> _Supplied information_
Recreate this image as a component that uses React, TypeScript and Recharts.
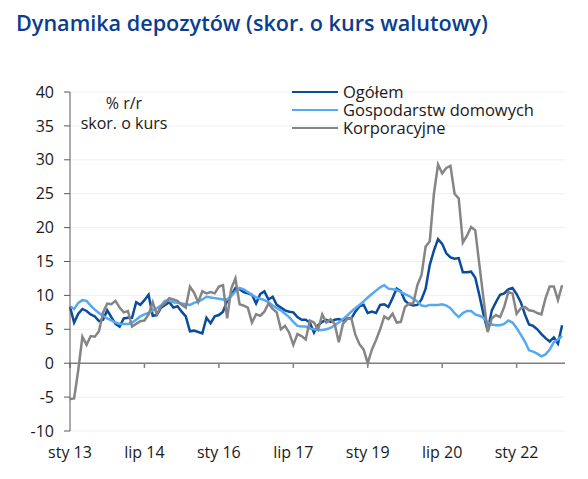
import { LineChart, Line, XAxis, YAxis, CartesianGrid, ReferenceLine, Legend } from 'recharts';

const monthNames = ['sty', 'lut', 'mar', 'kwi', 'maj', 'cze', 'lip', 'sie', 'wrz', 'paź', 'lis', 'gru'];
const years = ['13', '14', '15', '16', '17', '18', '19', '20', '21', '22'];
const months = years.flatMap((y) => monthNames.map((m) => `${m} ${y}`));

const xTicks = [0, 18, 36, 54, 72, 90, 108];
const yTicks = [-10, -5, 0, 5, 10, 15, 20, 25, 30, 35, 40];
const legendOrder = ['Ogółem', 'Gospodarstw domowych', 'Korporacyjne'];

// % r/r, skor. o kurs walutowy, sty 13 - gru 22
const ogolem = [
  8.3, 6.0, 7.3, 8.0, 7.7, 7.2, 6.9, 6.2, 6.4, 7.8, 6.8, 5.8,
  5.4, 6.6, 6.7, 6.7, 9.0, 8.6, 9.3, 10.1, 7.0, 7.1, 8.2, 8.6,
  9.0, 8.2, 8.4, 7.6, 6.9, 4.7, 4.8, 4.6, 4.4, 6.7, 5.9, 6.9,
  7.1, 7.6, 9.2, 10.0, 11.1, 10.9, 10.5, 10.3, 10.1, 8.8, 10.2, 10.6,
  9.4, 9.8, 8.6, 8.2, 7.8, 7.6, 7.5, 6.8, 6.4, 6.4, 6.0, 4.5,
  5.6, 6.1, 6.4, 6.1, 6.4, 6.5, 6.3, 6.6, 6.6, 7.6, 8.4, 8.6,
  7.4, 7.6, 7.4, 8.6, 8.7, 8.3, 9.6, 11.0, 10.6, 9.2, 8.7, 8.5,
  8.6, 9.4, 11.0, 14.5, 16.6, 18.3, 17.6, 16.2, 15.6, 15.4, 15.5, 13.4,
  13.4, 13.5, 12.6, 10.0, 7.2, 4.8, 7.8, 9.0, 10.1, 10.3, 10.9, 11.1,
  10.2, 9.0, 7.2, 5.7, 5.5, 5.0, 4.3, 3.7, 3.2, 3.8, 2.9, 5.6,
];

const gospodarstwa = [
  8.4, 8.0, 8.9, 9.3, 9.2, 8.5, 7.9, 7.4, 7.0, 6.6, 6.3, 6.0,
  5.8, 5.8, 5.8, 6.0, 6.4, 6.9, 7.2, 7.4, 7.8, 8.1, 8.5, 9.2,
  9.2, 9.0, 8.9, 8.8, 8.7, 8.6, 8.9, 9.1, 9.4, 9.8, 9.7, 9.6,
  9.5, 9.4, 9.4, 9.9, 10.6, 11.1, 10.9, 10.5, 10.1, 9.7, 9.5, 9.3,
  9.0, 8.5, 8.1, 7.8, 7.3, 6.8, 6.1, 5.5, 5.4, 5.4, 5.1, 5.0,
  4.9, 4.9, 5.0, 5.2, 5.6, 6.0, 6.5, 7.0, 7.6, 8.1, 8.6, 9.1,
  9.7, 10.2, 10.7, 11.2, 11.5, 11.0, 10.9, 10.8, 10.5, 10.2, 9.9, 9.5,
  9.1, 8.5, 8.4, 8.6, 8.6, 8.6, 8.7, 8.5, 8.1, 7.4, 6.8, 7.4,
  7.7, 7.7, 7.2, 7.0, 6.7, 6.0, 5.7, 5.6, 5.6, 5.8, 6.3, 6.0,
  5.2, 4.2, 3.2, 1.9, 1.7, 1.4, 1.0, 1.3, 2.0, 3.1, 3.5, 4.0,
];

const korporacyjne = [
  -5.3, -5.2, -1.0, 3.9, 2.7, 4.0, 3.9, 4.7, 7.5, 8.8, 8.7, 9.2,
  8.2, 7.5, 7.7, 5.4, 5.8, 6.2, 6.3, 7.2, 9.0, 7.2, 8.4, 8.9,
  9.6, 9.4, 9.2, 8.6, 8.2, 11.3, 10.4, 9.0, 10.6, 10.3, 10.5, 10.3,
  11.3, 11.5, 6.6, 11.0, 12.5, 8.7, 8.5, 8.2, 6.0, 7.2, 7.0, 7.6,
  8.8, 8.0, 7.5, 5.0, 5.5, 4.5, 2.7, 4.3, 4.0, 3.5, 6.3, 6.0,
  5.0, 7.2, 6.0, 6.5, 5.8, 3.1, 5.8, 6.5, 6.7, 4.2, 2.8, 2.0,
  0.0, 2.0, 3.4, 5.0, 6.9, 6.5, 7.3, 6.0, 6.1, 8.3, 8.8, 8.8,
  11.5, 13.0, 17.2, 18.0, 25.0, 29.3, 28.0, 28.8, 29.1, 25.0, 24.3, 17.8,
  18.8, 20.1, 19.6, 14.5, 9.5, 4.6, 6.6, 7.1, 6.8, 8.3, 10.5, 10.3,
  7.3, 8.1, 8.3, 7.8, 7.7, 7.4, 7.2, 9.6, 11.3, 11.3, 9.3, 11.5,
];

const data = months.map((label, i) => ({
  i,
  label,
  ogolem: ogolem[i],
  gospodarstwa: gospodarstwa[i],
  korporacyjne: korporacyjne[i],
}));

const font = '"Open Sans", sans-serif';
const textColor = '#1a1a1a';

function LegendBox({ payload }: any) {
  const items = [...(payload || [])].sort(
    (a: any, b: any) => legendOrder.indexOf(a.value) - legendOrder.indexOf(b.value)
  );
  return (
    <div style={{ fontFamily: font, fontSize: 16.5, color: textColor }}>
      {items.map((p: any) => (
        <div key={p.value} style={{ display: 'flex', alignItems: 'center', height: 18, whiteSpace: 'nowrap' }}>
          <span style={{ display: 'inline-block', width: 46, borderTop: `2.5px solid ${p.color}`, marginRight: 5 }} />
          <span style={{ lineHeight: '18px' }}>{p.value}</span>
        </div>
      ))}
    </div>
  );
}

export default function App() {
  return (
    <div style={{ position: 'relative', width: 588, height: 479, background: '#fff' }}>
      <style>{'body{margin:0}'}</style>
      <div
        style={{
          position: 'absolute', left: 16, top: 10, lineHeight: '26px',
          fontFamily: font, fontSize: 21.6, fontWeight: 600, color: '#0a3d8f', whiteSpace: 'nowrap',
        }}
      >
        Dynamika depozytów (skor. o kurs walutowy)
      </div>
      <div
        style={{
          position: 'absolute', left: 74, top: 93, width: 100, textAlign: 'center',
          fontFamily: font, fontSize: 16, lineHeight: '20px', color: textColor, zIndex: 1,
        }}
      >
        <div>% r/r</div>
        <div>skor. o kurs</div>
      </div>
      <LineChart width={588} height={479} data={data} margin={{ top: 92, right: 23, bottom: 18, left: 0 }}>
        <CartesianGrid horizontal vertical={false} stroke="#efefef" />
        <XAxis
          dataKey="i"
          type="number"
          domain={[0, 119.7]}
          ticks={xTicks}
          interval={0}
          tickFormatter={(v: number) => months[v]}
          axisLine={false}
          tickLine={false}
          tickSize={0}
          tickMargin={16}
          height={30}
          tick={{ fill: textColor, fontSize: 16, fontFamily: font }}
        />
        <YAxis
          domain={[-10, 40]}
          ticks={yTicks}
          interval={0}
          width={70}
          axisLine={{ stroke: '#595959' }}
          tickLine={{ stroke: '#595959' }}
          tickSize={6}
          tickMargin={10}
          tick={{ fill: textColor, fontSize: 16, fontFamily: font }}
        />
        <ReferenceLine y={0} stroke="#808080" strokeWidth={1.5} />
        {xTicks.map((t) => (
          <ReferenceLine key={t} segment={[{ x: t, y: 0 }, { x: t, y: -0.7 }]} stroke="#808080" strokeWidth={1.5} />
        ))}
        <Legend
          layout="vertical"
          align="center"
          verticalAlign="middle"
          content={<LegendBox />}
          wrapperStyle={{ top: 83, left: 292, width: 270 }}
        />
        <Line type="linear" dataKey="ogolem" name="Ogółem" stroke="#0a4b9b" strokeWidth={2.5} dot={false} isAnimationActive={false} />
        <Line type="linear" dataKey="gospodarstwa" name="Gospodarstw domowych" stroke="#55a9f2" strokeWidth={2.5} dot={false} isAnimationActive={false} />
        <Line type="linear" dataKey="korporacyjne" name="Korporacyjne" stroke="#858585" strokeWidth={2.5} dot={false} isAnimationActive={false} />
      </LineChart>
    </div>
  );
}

> _Set problem_
Starting with the first line of the data above and ending with the line containing "const legendOrder = ['Ogółem', 'Gospodarstw", please restate every line exactly, leaving images out.

> _Task answer_
Recreate this image as a component that uses React, TypeScript and Recharts.
import { LineChart, Line, XAxis, YAxis, CartesianGrid, ReferenceLine, Legend } from 'recharts';

const monthNames = ['sty', 'lut', 'mar', 'kwi', 'maj', 'cze', 'lip', 'sie', 'wrz', 'paź', 'lis', 'gru'];
const years = ['13', '14', '15', '16', '17', '18', '19', '20', '21', '22'];
const months = years.flatMap((y) => monthNames.map((m) => `${m} ${y}`));

const xTicks = [0, 18, 36, 54, 72, 90, 108];
const yTicks = [-10, -5, 0, 5, 10, 15, 20, 25, 30, 35, 40];
const legendOrder = ['Ogółem', 'Gospodarstw domowych', 'Korporacyjne'];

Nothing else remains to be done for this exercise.